Well I’m a big fan of the Kindle and Blogging so I thought I’d combine a few posts with some insights that struck me from some great little books I’ve been reading. These clippings might make great quotes for speeches, staff meetings, or just thoughts to inspire clearer thinking to run your business. I’ve added my observations after each clip.
Background to Rework
This is the second book from Jason & David, the founders of 37 Signals, a software company with over 1 million users, focused on the art of getting stuff done.
#1 Clipping: Ideas are cheap and plentiful the original pitch idea is such a small part of a business that it’s almost negligible. The real question is how well you execute.
This will be commented on again and again as we move out of recession. It’s a game of inches.
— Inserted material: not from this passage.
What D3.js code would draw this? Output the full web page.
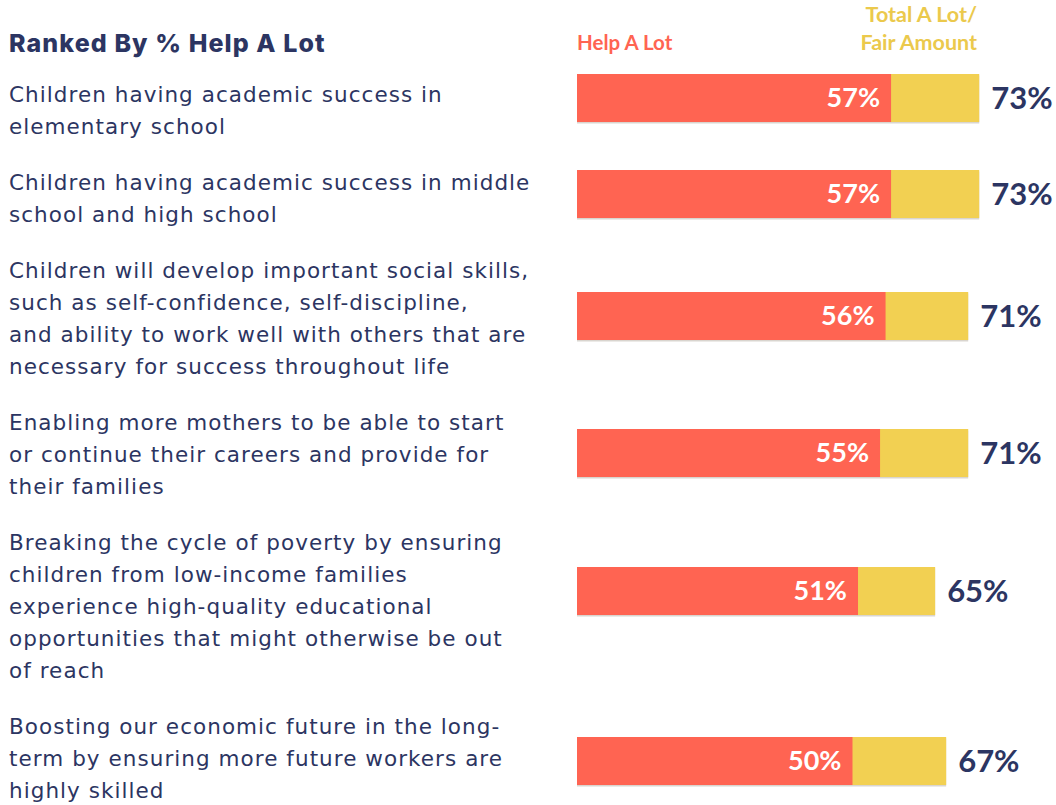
<!DOCTYPE html>
<html>
<head>
<meta charset="utf-8">
<script src="https://cdn.jsdelivr.net/npm/d3@7/dist/d3.min.js"></script>
<style>
  html, body { margin: 0; padding: 0; background: #ffffff; }
  svg { display: block; }
</style>
</head>
<body>
<script>
// Survey items, each split into the lines they are set on
const categories = [
  ["Children having academic success in", "elementary school"],
  ["Children having academic success in middle", "school and high school"],
  ["Children will develop important social skills,", "such as self-confidence, self-discipline,", "and ability to work well with others that are", "necessary for success throughout life"],
  ["Enabling more mothers to be able to start", "or continue their careers and provide for", "their families"],
  ["Breaking the cycle of poverty by ensuring", "children from low-income families", "experience high-quality educational", "opportunities that might otherwise be out", "of reach"],
  ["Boosting our economic future in the long-", "term by ensuring more future workers are", "highly skilled"]
];
const helpALot = [57, 57, 56, 55, 51, 50];
const totalALotFair = [73, 73, 71, 71, 65, 67];

const titleText = "Ranked By % Help A Lot";
const legendHelp = "Help A Lot";
const legendTotal = ["Total A Lot/", "Fair Amount"];

// Layout
const W = 1056, H = 805;
const colors = { red: "#ff6452", yellow: "#f2d052", yellowText: "#ebc94c", navy: "#2c3562" };
const labelFont = "'DejaVu Sans', 'Open Sans', sans-serif";
const numFont = "Lato, 'Open Sans', sans-serif";
const lineH = 32, rowGap = 24, firstBaseline = 102, barH = 48;
const barNudge = [-12, -4, -2, -1, -15, 3];

const svg = d3.select("body").append("svg").attr("width", W).attr("height", H);

const x = d3.scaleLinear().domain([0, 100]).range([577, 577 + 551]);

// Row positions follow from how many lines each label takes
const rows = [];
let b = firstBaseline;
categories.forEach((lines, i) => {
  const center = b - 8 + (lines.length - 1) * lineH / 2;
  rows.push({ lines, baseline: b, barMid: center + barNudge[i], help: helpALot[i], total: totalALotFair[i] });
  b += lines.length * lineH + rowGap;
});

// Title
svg.append("text")
  .attr("x", 9).attr("y", 52)
  .attr("font-family", "Inter, 'Open Sans', sans-serif")
  .attr("font-weight", 800).attr("font-size", 25)
  .attr("letter-spacing", 1.1)
  .attr("fill", colors.navy)
  .text(titleText);

// Legend
svg.append("text")
  .attr("x", x(0)).attr("y", 50)
  .attr("font-family", numFont).attr("font-weight", 700).attr("font-size", 20.5)
  .attr("fill", colors.red)
  .text(legendHelp);
svg.append("g").selectAll("text").data(legendTotal).join("text")
  .attr("x", 977).attr("y", (d, i) => 22 + i * 28)
  .attr("text-anchor", "end")
  .attr("font-family", numFont).attr("font-weight", 700).attr("font-size", 21.5)
  .attr("fill", colors.yellowText)
  .text(d => d);

// Category labels
const labels = svg.append("g");
rows.forEach(r => {
  labels.append("text")
    .attr("font-family", labelFont).attr("font-size", 21.5)
    .attr("letter-spacing", 1.05)
    .attr("fill", colors.navy)
    .selectAll("tspan").data(r.lines).join("tspan")
      .attr("x", 9).attr("y", (d, i) => r.baseline + i * lineH)
      .text(d => d);
});

// Bars: total behind, "help a lot" on top
const bars = svg.append("g").selectAll("g").data(rows).join("g");

bars.append("rect")
  .attr("x", x(0)).attr("y", d => d.barMid - barH / 2 + 1.5)
  .attr("width", d => x(d.total) - x(0)).attr("height", barH)
  .attr("fill", "#d9d5cf");
bars.append("rect")
  .attr("x", x(0)).attr("y", d => d.barMid - barH / 2)
  .attr("width", d => x(d.total) - x(0)).attr("height", barH)
  .attr("fill", colors.yellow);
bars.append("rect")
  .attr("x", x(0)).attr("y", d => d.barMid - barH / 2)
  .attr("width", d => x(d.help) - x(0)).attr("height", barH)
  .attr("fill", colors.red);

// Values
bars.append("text")
  .attr("x", d => x(d.help) - 11).attr("y", d => d.barMid + 9)
  .attr("text-anchor", "end")
  .attr("font-family", numFont).attr("font-weight", 700).attr("font-size", 27)
  .attr("fill", "#ffffff")
  .text(d => d.help + "%");
bars.append("text")
  .attr("x", d => x(d.total) + 12).attr("y", d => d.barMid + 11)
  .attr("font-family", numFont).attr("font-weight", 700).attr("font-size", 31)
  .attr("fill", colors.navy)
  .text(d => d.total + "%");
</script>
</body>
</html>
Relentless follow through, measurement and accountability are the keys to success.
#2 Clipping: Anyone who takes a “we’ll figure out how to profit in the future “ attitude to business is being ridiculous that’s like building a rocket ship but starting off by let’s pretend gravity doesn’t exist. A business without a path to profit isn’t a business it’s a hobby.
So I’m dead against freemium models, because for every Twitter there are a million failures. It’s true that a well financed VC backed business can ignore profits for a while to grab market share but they will have worked out a profit path in the not too distant future.
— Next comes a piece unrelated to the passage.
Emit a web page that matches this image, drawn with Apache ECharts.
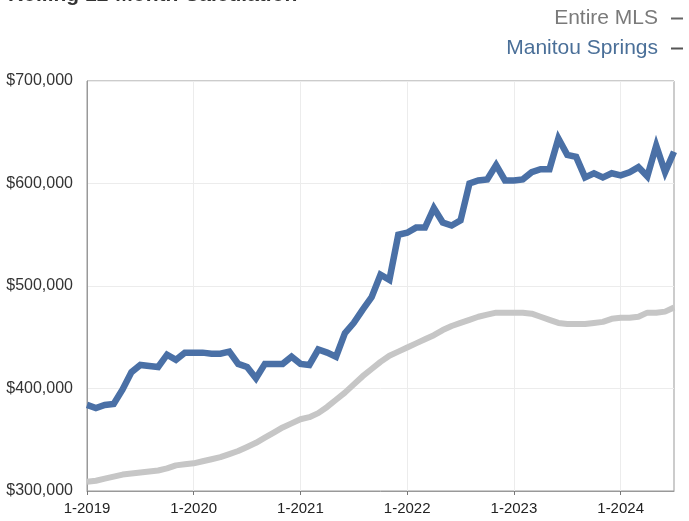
<!DOCTYPE html>
<html>
<head>
<meta charset="utf-8">
<script src="https://cdn.jsdelivr.net/npm/echarts@6/dist/echarts.min.js"></script>
<style>
html,body{margin:0;padding:0;background:#fff;}
#chart{width:689px;height:521px;}
</style>
</head>
<body>
<div id="chart"></div>
<script>
// Months 1-2019 .. 7-2024 (67 points)
var startYear = 2019, monthCount = 67;
var categories = [];
for (var k = 0; k < monthCount; k++) {
  categories.push(((k % 12) + 1) + '-' + (startYear + Math.floor(k / 12)));
}
var seriesNames = ['Entire MLS', 'Manitou Springs'];
// values in thousands of dollars
var entireMLS = [
  309, 310, 312, 314, 316, 317, 318, 319, 320, 322, 325, 326,
  327, 329, 331, 333, 336, 339, 343, 347, 352, 357, 362, 366,
  370, 372, 376, 382, 389, 396, 404, 412, 419, 426, 432, 436,
  440, 444, 448, 452, 457, 461, 464, 467, 470, 472, 474, 474,
  474, 474, 473, 470, 467, 464, 463, 463, 463, 464, 465, 468,
  469, 469, 470, 474, 474, 475, 479
];
var manitouSprings = [
  384, 381, 384, 385, 399, 416, 423, 422, 421, 433, 428, 435,
  435, 435, 434, 434, 436, 424, 421, 410, 424, 424, 424, 431,
  424, 423, 438, 435, 431, 454, 464, 477, 489, 511, 506, 550,
  552, 557, 557, 576, 562, 559, 564, 600, 603, 604, 618, 603,
  603, 604, 611, 614, 614, 644, 628, 626, 606, 610, 606, 610,
  608, 611, 616, 607, 637, 611, 631
];
var yTicks = [300000, 400000, 500000, 600000, 700000];
var titleText = 'Rolling 12-Month Calculation';

var chart = echarts.init(document.getElementById('chart'), null, {renderer: 'canvas'});
var FONT = "'Liberation Sans', Arial, Helvetica, sans-serif";
function isYearStart(i) { return i % 12 === 0; }

chart.setOption({
  backgroundColor: '#ffffff',
  animation: false,
  title: {
    text: titleText,
    left: 8,
    top: -15,
    padding: 0,
    textStyle: {fontFamily: FONT, fontSize: 21, fontWeight: 'bold', color: '#333'}
  },
  legend: {
    orient: 'vertical',
    right: 6,
    top: 8,
    align: 'right',
    itemGap: 9,
    itemWidth: 12,
    itemHeight: 2,
    icon: 'rect',
    padding: 0,
    data: [
      {name: seriesNames[0], itemStyle: {color: '#666'}, textStyle: {color: '#7a7a7a'}},
      {name: seriesNames[1], itemStyle: {color: '#555'}, textStyle: {color: '#4a6f98'}}
    ],
    textStyle: {fontFamily: FONT, fontSize: 21, padding: [0, 8, 0, 0]}
  },
  grid: {
    left: 87, right: 15, top: 81, bottom: 30,
    show: true, borderColor: '#999', borderWidth: 1, backgroundColor: '#fff'
  },
  xAxis: {
    type: 'category',
    data: categories,
    boundaryGap: false,
    axisLine: {show: true, lineStyle: {color: '#999', width: 1}},
    axisTick: {show: true, interval: function (i) { return isYearStart(i); }, length: 4, inside: false, lineStyle: {color: '#777'}},
    axisLabel: {
      interval: function (i) { return isYearStart(i); },
      fontFamily: FONT, fontSize: 15, color: '#222', margin: 10
    },
    splitLine: {show: true, interval: function (i) { return isYearStart(i); }, lineStyle: {color: '#ececec', width: 1}}
  },
  yAxis: {
    type: 'value',
    min: yTicks[0],
    max: yTicks[yTicks.length - 1],
    interval: 100000,
    axisLine: {show: true, lineStyle: {color: '#999'}},
    axisTick: {show: false},
    axisLabel: {
      fontFamily: FONT, fontSize: 16, color: '#333', margin: 14,
      formatter: function (v) { return '$' + v.toLocaleString('en-US'); }
    },
    splitLine: {show: true, lineStyle: {color: '#ececec', width: 1}}
  },
  series: [
    {
      name: seriesNames[0],
      type: 'line',
      data: entireMLS.map(function (v) { return v * 1000; }),
      showSymbol: false,
      lineStyle: {color: '#c6c6c6', width: 6},
      itemStyle: {color: '#c6c6c6'},
      z: 2
    },
    {
      name: seriesNames[1],
      type: 'line',
      data: manitouSprings.map(function (v) { return v * 1000; }),
      showSymbol: false,
      lineStyle: {color: '#4a70a6', width: 6.5, join: 'miter'},
      itemStyle: {color: '#4a70a6'},
      z: 3
    }
  ]
});
</script>
</body>
</html>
#3 Clipping: Decisions are progress. Each one you make is a brick in your foundation. You can’t build on top of we’ll decide later but you can build on Done.
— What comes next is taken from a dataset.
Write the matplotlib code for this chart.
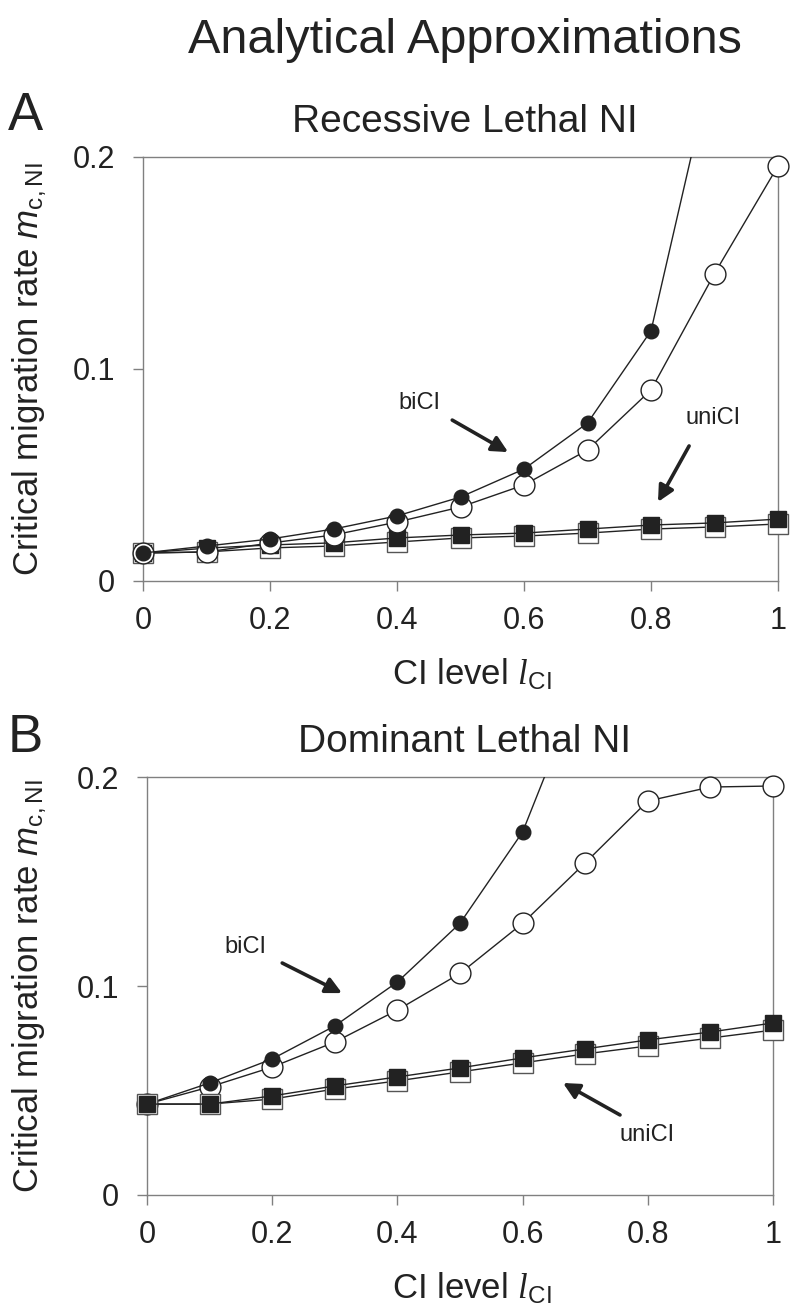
import matplotlib
matplotlib.use("Agg")
import matplotlib.pyplot as plt
import numpy as np

plt.rcParams['font.family'] = ['Liberation Sans', 'DejaVu Sans']
plt.rcParams['mathtext.fontset'] = 'custom'
plt.rcParams['mathtext.rm'] = 'Liberation Sans'
plt.rcParams['mathtext.it'] = 'Liberation Sans:italic'
plt.rcParams['mathtext.cal'] = 'Liberation Serif:italic'

_INK = '#222222'
_SPINE = '#808080'

# CI level
ci_level = [0.0, 0.1, 0.2, 0.3, 0.4, 0.5, 0.6, 0.7, 0.8, 0.9, 1.0]

# panel A - recessive lethal NI
a_bi_filled = [0.0132, 0.0165, 0.0198, 0.0245, 0.0307, 0.0396, 0.0528, 0.0745, 0.118, 0.248]
a_bi_open = [0.0132, 0.0137, 0.0179, 0.0217, 0.0278, 0.0349, 0.0453, 0.0618, 0.0901, 0.145, 0.1958]
a_uni_filled = [0.0132, 0.0155, 0.0170, 0.0180, 0.0203, 0.0217, 0.0226, 0.0245, 0.0264, 0.0274, 0.0292]
a_uni_open = [0.0132, 0.0137, 0.0156, 0.0165, 0.0184, 0.0203, 0.0212, 0.0226, 0.0245, 0.0255, 0.0269]

# panel B - dominant lethal NI
b_bi_filled = [0.0435, 0.0536, 0.0651, 0.0809, 0.1019, 0.130, 0.1737, 0.249]
b_bi_open = [0.0435, 0.0517, 0.0612, 0.0732, 0.0885, 0.106, 0.130, 0.1589, 0.1885, 0.1952, 0.1957]
b_uni_filled = [0.0435, 0.0435, 0.0474, 0.0522, 0.0565, 0.0608, 0.0656, 0.0699, 0.0742, 0.078, 0.0823]
b_uni_open = [0.0435, 0.0435, 0.0459, 0.0507, 0.0546, 0.0589, 0.0632, 0.0675, 0.0713, 0.0751, 0.0789]

x_ticks = [0, 0.2, 0.4, 0.6, 0.8, 1.0]
x_ticklabels = ['0', '0.2', '0.4', '0.6', '0.8', '1']
y_ticks = [0, 0.1, 0.2]
y_ticklabels = ['0', '0.1', '0.2']

W, H = 797, 1314


def _series(ax, ys, marker, ms, face, edge, z):
    xs = np.array(ci_level[:len(ys)])
    ys = np.array(ys)
    ax.plot(xs, ys, '-', color=_INK, lw=1.0, zorder=z)
    inside = ys <= 0.2
    ax.plot(xs[inside], ys[inside], linestyle='none', marker=marker, ms=ms,
            mfc=face, mec=edge, mew=1.0, clip_on=False, zorder=z + 0.5)


def _arrow(ax, tail, head):
    ax.annotate('', xy=head, xytext=tail,
                arrowprops=dict(arrowstyle='-|>', lw=2.6, color=_INK,
                                mutation_scale=24, shrinkA=0, shrinkB=0))


def make_panel(ax, uni_open, uni_filled, bi_open, bi_filled, squares_on_top=False):
    zs = 7 if squares_on_top else 3
    zc = 3 if squares_on_top else 7
    _series(ax, uni_open, 's', 15, 'white', '#555555', zs)
    _series(ax, uni_filled, 's', 11.5, _INK, _INK, zs + 1)
    _series(ax, bi_open, 'o', 15, 'white', _INK, zc)
    _series(ax, bi_filled, 'o', 10.5, _INK, _INK, zc + 1)

    ax.set_xlim(0, 1)
    ax.set_ylim(0, 0.2)
    ax.set_xticks(x_ticks)
    ax.set_xticklabels(x_ticklabels)
    ax.set_yticks(y_ticks)
    ax.set_yticklabels(y_ticklabels)
    ax.tick_params(direction='out', length=7, width=1, color=_SPINE,
                   labelsize=22, labelcolor=_INK)
    ax.tick_params(axis='y', pad=13)
    ax.tick_params(axis='x', pad=11)
    for sp in ax.spines.values():
        sp.set_color(_SPINE)
        sp.set_linewidth(1.0)
        sp.set_zorder(1)


fig = plt.figure(figsize=(W / 100, H / 100), dpi=100)

ax_a = fig.add_axes([143 / W, 1 - 581 / H, 635 / W, 424 / H])
ax_b = fig.add_axes([147 / W, 1 - 1195 / H, 626 / W, 418 / H])

make_panel(ax_a, a_uni_open, a_uni_filled, a_bi_open, a_bi_filled)
make_panel(ax_b, b_uni_open, b_uni_filled, b_bi_open, b_bi_filled, squares_on_top=True)

# annotations
ax_a.text(0.435, 0.084, 'biCI', fontsize=17, color=_INK, ha='center', va='center')
_arrow(ax_a, (0.487, 0.0759), (0.575, 0.0608))
ax_a.text(0.898, 0.0769, 'uniCI', fontsize=17, color=_INK, ha='center', va='center')
_arrow(ax_a, (0.860, 0.0637), (0.811, 0.0373))

ax_b.text(0.158, 0.1187, 'biCI', fontsize=17, color=_INK, ha='center', va='center')
_arrow(ax_b, (0.216, 0.111), (0.3115, 0.0966))
ax_b.text(0.799, 0.0287, 'uniCI', fontsize=17, color=_INK, ha='center', va='center')
_arrow(ax_b, (0.7556, 0.0383), (0.6645, 0.0536))

# figure level text
fig.text(465 / W, 1 - 53 / H, 'Analytical Approximations', fontsize=35,
         color=_INK, ha='center', va='baseline')
fig.text(8 / W, 1 - 130 / H, 'A', fontsize=38, color=_INK, ha='left', va='baseline')
fig.text(465 / W, 1 - 132 / H, 'Recessive Lethal NI', fontsize=28,
         color=_INK, ha='center', va='baseline')
fig.text(8 / W, 1 - 752 / H, 'B', fontsize=38, color=_INK, ha='left', va='baseline')
fig.text(465 / W, 1 - 752 / H, 'Dominant Lethal NI', fontsize=28,
         color=_INK, ha='center', va='baseline')

ylab = r'Critical migration rate $m_{\mathrm{c,NI}}$'
xlab = r'CI level $\mathcal{l}_{\mathrm{CI}}$'
fig.text(30 / W, 1 - 369 / H, ylab, fontsize=25, color=_INK, rotation=90,
         ha='center', va='center')
fig.text(30 / W, 1 - 986 / H, ylab, fontsize=25, color=_INK, rotation=90,
         ha='center', va='center')
fig.text(472 / W, 1 - 684 / H, xlab, fontsize=25, color=_INK, ha='center', va='baseline')
fig.text(472 / W, 1 - 1298 / H, xlab, fontsize=25, color=_INK, ha='center', va='baseline')

fig.savefig('out.png', dpi=100)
Be relentless about done. Think ship dates. Demand action oriented meetings with responsibilities. Seek value achieved for clients not value promised.
#4 Clipping: Be a curator. Stick to what is strictly essential. Pare things down so you are left with only the most important stuff. Then do it again. You can always add stuff back in later if you need to
Simplify your business. Understand the key financial drivers behind the economics of it – volume and yield. Force staff to write one page reports with clear actions identified. You can push details to appendices.
#5 Clipping: What really matters is how to get customers and make money.
It’s so easy to forget this as you get sucked into running your business, recruiting staff, holding meetings, obsessing about competitors, or executing a social media strategy. Are you going to the bank at a profit?
#6 Clipping: If I’d listened to customers, I’d have given them a faster horse – Henry Ford.
You need to listen carefully to feedback but be careful of unprofitable customers. Be careful of one hit wonder ideas that have no interest to other prospects in your market. I’ve known customers to come up with great ideas but then never actually issue a PO!
# 7 Clipping: I have never let my schooling interfere with my education – Mark Twain.
As you grow your business and recruit the best talent – think of fit not IQ or best academic achievement. Visualize that person performing the role in your company. Now your best fit may have come from a world class college.
# 8 Clipping: Culture is the by-product of consistent behaviour. Culture is action not words. You’ve got to give it time to develop.
As companies grow, execute, and reach out to customers, there is a great opportunity to differentiate yourself in the marketplace not just by building great products but by interaction, by action, by the way you speak and move.
I’ve always liked the discussions around #2 paraphrased “figuring out a profit model” early. As I recall the first 37 Signals product that we used was in fact free and we did eventually upgrade and still use it today. Of course today they no longer have a free version.
I think what still challenges people in the lower end product market is how to bring people into the fold early on (during your first few releases, when if you follow Guy Kawasaki’s release early release often strategy can be a bit messy still). Do you have a single user (free) product that helps you gain feedback and iterate or do you go right to charging, which means you better have a pretty good first offering.
Thanks Ed, more clippings on the way soon. I like the idea of a free small part of your offering as a teaser but not as the main thrust of your business.